Press Release: Frances Degen Horowitz Elected to American Academy of Arts and Sciences

Frances Degen Horowitz, President of The Graduate Center of The City University of New York, has been elected a member of the American Academy of Arts and Sciences. She is among 178 new Fellows and 24 new Foreign Honorary Members selected for their leadership in scholarship, business, the arts, and public affairs.
Election to the Academy is considered one of the highest honors in the United States. The Academy has elected as Fellows and Foreign Honorary Members the finest minds and most influential leaders from each generation, including George Washington and Ben Franklin in the eighteenth century, Daniel Webster and Ralph Waldo Emerson in the nineteenth, and Albert Einstein and Winston Churchill in the twentieth.
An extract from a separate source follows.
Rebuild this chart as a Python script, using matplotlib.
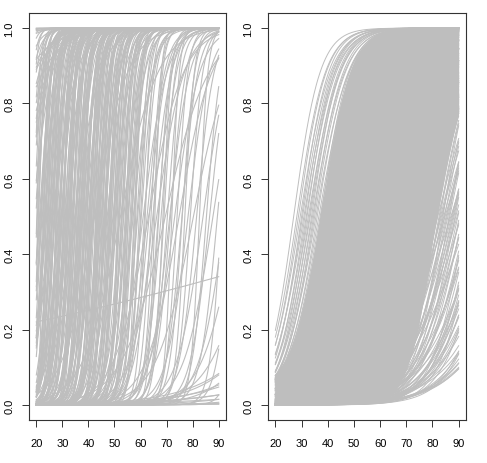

Dr. Horowitz is a nationally recognized educational leader and renowned developmental psychologist. Under her determined and visionary leadership, The Graduate Center has moved to a new campus in a redesigned landmark Fifth Avenue building, conducted a $30 million capital campaign, and undertaken initiatives to recruit and retain doctoral students from underserved minorities, while continuing to build on the institution’s distinguished reputation as one of the country’s leading centers of advanced studies. She came to The Graduate Center in September 1991 from the University of Kansas, Lawrence, where she was Vice Chancellor for Research, Graduate Studies, and Public Service and Dean of the Graduate School.

Among her many leadership roles, Dr. Horowitz was a member of the Board of Directors of the National Association of State Universities and Land Grant Colleges (NASULGC); has been an active participant in the Council on Research Policy and Graduate Education, serving as its chair; was a member of the Executive Committee of the Association of Graduate Schools; and was a member of the advisory council for the National Institute of Child Health and Human Development at NIH

Acclaimed for her research, particularly in infant behavior and development, she is a Fellow of both the American Association for the Advancement of Science and the Division of Developmental Psychology of the American Psychological Association and was elected President of the Society for Research in Child Development. The author of more than 120 articles, chapters, monographs, and books on the subjects of infant development, early childhood development, high-risk infants, the gifted, and theories of development, her lecturing and teaching have taken her to Israel, the People's Republic of China, and throughout Central and South America.

The American Academy of Arts and Sciences was founded in 1780 by John Adams, James Bowdoin, John Hancock, and other scholar-patriots "to cultivate every art and science which may tend to advance the interest, honor, dignity, and happiness of a free, independent, and virtuous people." The current membership of over 4,500 includes more than 150 Nobel laureates and 50 Pulitzer Prize winners. The Academy will welcome this year's new Fellows and Foreign Honorary Members at its annual Induction Ceremony in October at the Academy's headquarters in Cambridge, Massachusetts.

The Graduate Center is the doctorate-granting institution of The City University of New York. The only consortium of its kind in the nation, the school draws its faculty of more than 1,600 members mainly from the CUNY senior colleges and cultural and scientific institutions throughout New York City. According to the most recent National Research Council report, more than a third of The Graduate Center's rated Ph.D. programs rank among the nation's top 20 at public and private institutions.